* Begin Dataset excerpt *

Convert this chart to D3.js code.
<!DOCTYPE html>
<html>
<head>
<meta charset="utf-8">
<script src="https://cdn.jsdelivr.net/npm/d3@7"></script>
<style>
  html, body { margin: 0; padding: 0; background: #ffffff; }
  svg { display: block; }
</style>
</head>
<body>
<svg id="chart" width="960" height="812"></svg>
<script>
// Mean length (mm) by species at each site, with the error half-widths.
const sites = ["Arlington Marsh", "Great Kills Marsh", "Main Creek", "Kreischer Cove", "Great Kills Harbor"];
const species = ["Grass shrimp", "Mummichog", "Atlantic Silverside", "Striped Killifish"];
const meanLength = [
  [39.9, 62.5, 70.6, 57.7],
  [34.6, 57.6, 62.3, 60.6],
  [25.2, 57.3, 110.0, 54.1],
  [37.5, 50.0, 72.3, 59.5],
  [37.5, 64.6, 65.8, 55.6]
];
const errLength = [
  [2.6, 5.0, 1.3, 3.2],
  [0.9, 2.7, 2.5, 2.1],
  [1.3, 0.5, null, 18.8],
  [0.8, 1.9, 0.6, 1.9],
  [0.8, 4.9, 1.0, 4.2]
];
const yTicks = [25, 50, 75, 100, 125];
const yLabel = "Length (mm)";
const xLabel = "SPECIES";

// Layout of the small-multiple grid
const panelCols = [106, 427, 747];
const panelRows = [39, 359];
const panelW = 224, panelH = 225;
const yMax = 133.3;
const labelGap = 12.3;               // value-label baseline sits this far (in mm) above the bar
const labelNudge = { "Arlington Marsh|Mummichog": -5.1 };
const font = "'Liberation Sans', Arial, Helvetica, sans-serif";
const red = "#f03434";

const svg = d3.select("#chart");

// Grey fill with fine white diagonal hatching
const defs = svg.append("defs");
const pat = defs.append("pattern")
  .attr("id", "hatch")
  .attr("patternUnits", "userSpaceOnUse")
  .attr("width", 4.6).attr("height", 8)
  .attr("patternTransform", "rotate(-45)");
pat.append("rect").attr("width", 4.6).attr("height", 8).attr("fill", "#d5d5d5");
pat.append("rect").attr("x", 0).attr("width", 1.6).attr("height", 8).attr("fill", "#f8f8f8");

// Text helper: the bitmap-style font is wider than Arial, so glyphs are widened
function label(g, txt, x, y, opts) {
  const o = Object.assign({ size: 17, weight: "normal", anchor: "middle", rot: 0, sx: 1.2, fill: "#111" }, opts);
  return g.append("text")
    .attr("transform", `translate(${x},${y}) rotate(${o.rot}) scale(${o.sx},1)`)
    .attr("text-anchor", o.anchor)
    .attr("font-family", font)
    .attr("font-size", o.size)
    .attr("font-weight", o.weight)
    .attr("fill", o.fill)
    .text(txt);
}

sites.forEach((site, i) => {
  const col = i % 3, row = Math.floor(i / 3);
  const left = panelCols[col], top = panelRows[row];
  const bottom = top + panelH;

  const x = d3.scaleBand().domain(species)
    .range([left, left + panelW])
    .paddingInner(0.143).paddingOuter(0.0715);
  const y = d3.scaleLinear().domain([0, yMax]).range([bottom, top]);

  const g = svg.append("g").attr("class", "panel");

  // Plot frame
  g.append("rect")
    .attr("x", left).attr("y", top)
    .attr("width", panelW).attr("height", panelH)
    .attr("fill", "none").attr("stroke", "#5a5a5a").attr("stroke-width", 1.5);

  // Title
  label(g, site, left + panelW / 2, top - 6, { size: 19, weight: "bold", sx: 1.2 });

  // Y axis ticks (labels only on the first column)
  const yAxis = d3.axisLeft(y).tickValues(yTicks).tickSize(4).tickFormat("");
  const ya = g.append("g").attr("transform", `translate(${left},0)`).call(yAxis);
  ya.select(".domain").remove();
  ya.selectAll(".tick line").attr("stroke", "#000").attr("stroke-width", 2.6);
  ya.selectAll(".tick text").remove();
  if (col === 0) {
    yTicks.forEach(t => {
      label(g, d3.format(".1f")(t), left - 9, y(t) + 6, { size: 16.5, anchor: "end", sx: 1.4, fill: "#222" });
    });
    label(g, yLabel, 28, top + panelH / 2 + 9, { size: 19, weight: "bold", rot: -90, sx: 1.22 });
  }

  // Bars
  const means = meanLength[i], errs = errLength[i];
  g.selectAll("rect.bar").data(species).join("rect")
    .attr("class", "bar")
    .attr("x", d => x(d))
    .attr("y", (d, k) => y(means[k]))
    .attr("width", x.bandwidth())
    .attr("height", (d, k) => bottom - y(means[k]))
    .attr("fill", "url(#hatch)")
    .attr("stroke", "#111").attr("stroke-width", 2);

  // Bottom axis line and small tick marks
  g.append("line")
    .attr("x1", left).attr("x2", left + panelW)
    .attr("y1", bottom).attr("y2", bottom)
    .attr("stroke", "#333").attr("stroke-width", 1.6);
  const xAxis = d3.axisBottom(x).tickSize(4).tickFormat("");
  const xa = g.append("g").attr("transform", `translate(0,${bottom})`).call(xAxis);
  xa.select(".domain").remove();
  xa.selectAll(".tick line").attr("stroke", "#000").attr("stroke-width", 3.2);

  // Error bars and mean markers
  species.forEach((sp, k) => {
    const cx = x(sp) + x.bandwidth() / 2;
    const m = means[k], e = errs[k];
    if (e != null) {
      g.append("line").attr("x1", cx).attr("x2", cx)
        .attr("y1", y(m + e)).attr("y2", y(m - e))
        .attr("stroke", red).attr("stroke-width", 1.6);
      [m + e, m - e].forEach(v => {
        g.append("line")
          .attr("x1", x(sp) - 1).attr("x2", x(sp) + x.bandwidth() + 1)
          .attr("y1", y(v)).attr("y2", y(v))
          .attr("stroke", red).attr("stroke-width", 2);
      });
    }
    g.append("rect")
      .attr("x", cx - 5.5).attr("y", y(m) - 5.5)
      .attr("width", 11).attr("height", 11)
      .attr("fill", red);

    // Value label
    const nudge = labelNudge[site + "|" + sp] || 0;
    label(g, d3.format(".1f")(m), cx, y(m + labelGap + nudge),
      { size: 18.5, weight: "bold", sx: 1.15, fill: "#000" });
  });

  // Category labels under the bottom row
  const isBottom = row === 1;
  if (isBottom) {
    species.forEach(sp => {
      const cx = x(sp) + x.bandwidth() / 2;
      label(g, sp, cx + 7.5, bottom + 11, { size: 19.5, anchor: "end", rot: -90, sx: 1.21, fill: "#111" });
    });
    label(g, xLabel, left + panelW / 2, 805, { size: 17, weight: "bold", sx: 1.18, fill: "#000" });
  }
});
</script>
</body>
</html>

* End Dataset excerpt *

**Required task:**
Write out all the lines again, exactly as they are.

**Written response:**
Convert this chart to D3.js code.
<!DOCTYPE html>
<html>
<head>
<meta charset="utf-8">
<script src="https://cdn.jsdelivr.net/npm/d3@7"></script>
<style>
  html, body { margin: 0; padding: 0; background: #ffffff; }
  svg { display: block; }
</style>
</head>
<body>
<svg id="chart" width="960" height="812"></svg>
<script>
// Mean length (mm) by species at each site, with the error half-widths.
const sites = ["Arlington Marsh", "Great Kills Marsh", "Main Creek", "Kreischer Cove", "Great Kills Harbor"];
const species = ["Grass shrimp", "Mummichog", "Atlantic Silverside", "Striped Killifish"];
const meanLength = [
  [39.9, 62.5, 70.6, 57.7],
  [34.6, 57.6, 62.3, 60.6],
  [25.2, 57.3, 110.0, 54.1],
  [37.5, 50.0, 72.3, 59.5],
  [37.5, 64.6, 65.8, 55.6]
];
const errLength = [
  [2.6, 5.0, 1.3, 3.2],
  [0.9, 2.7, 2.5, 2.1],
  [1.3, 0.5, null, 18.8],
  [0.8, 1.9, 0.6, 1.9],
  [0.8, 4.9, 1.0, 4.2]
];
const yTicks = [25, 50, 75, 100, 125];
const yLabel = "Length (mm)";
const xLabel = "SPECIES";

// Layout of the small-multiple grid
const panelCols = [106, 427, 747];
const panelRows = [39, 359];
const panelW = 224, panelH = 225;
const yMax = 133.3;
const labelGap = 12.3;               // value-label baseline sits this far (in mm) above the bar
const labelNudge = { "Arlington Marsh|Mummichog": -5.1 };
const font = "'Liberation Sans', Arial, Helvetica, sans-serif";
const red = "#f03434";

const svg = d3.select("#chart");

// Grey fill with fine white diagonal hatching
const defs = svg.append("defs");
const pat = defs.append("pattern")
  .attr("id", "hatch")
  .attr("patternUnits", "userSpaceOnUse")
  .attr("width", 4.6).attr("height", 8)
  .attr("patternTransform", "rotate(-45)");
pat.append("rect").attr("width", 4.6).attr("height", 8).attr("fill", "#d5d5d5");
pat.append("rect").attr("x", 0).attr("width", 1.6).attr("height", 8).attr("fill", "#f8f8f8");

// Text helper: the bitmap-style font is wider than Arial, so glyphs are widened
function label(g, txt, x, y, opts) {
  const o = Object.assign({ size: 17, weight: "normal", anchor: "middle", rot: 0, sx: 1.2, fill: "#111" }, opts);
  return g.append("text")
    .attr("transform", `translate(${x},${y}) rotate(${o.rot}) scale(${o.sx},1)`)
    .attr("text-anchor", o.anchor)
    .attr("font-family", font)
    .attr("font-size", o.size)
    .attr("font-weight", o.weight)
    .attr("fill", o.fill)
    .text(txt);
}

sites.forEach((site, i) => {
  const col = i % 3, row = Math.floor(i / 3);
  const left = panelCols[col], top = panelRows[row];
  const bottom = top + panelH;

  const x = d3.scaleBand().domain(species)
    .range([left, left + panelW])
    .paddingInner(0.143).paddingOuter(0.0715);
  const y = d3.scaleLinear().domain([0, yMax]).range([bottom, top]);

  const g = svg.append("g").attr("class", "panel");

  // Plot frame
  g.append("rect")
    .attr("x", left).attr("y", top)
    .attr("width", panelW).attr("height", panelH)
    .attr("fill", "none").attr("stroke", "#5a5a5a").attr("stroke-width", 1.5);

  // Title
  label(g, site, left + panelW / 2, top - 6, { size: 19, weight: "bold", sx: 1.2 });

  // Y axis ticks (labels only on the first column)
  const yAxis = d3.axisLeft(y).tickValues(yTicks).tickSize(4).tickFormat("");
  const ya = g.append("g").attr("transform", `translate(${left},0)`).call(yAxis);
  ya.select(".domain").remove();
  ya.selectAll(".tick line").attr("stroke", "#000").attr("stroke-width", 2.6);
  ya.selectAll(".tick text").remove();
  if (col === 0) {
    yTicks.forEach(t => {
      label(g, d3.format(".1f")(t), left - 9, y(t) + 6, { size: 16.5, anchor: "end", sx: 1.4, fill: "#222" });
    });
    label(g, yLabel, 28, top + panelH / 2 + 9, { size: 19, weight: "bold", rot: -90, sx: 1.22 });
  }

  // Bars
  const means = meanLength[i], errs = errLength[i];
  g.selectAll("rect.bar").data(species).join("rect")
    .attr("class", "bar")
    .attr("x", d => x(d))
    .attr("y", (d, k) => y(means[k]))
    .attr("width", x.bandwidth())
    .attr("height", (d, k) => bottom - y(means[k]))
    .attr("fill", "url(#hatch)")
    .attr("stroke", "#111").attr("stroke-width", 2);

  // Bottom axis line and small tick marks
  g.append("line")
    .attr("x1", left).attr("x2", left + panelW)
    .attr("y1", bottom).attr("y2", bottom)
    .attr("stroke", "#333").attr("stroke-width", 1.6);
  const xAxis = d3.axisBottom(x).tickSize(4).tickFormat("");
  const xa = g.append("g").attr("transform", `translate(0,${bottom})`).call(xAxis);
  xa.select(".domain").remove();
  xa.selectAll(".tick line").attr("stroke", "#000").attr("stroke-width", 3.2);

  // Error bars and mean markers
  species.forEach((sp, k) => {
    const cx = x(sp) + x.bandwidth() / 2;
    const m = means[k], e = errs[k];
    if (e != null) {
      g.append("line").attr("x1", cx).attr("x2", cx)
        .attr("y1", y(m + e)).attr("y2", y(m - e))
        .attr("stroke", red).attr("stroke-width", 1.6);
      [m + e, m - e].forEach(v => {
        g.append("line")
          .attr("x1", x(sp) - 1).attr("x2", x(sp) + x.bandwidth() + 1)
          .attr("y1", y(v)).attr("y2", y(v))
          .attr("stroke", red).attr("stroke-width", 2);
      });
    }
    g.append("rect")
      .attr("x", cx - 5.5).attr("y", y(m) - 5.5)
      .attr("width", 11).attr("height", 11)
      .attr("fill", red);

    // Value label
    const nudge = labelNudge[site + "|" + sp] || 0;
    label(g, d3.format(".1f")(m), cx, y(m + labelGap + nudge),
      { size: 18.5, weight: "bold", sx: 1.15, fill: "#000" });
  });

  // Category labels under the bottom row
  const isBottom = row === 1;
  if (isBottom) {
    species.forEach(sp => {
      const cx = x(sp) + x.bandwidth() / 2;
      label(g, sp, cx + 7.5, bottom + 11, { size: 19.5, anchor: "end", rot: -90, sx: 1.21, fill: "#111" });
    });
    label(g, xLabel, left + panelW / 2, 805, { size: 17, weight: "bold", sx: 1.18, fill: "#000" });
  }
});
</script>
</body>
</html>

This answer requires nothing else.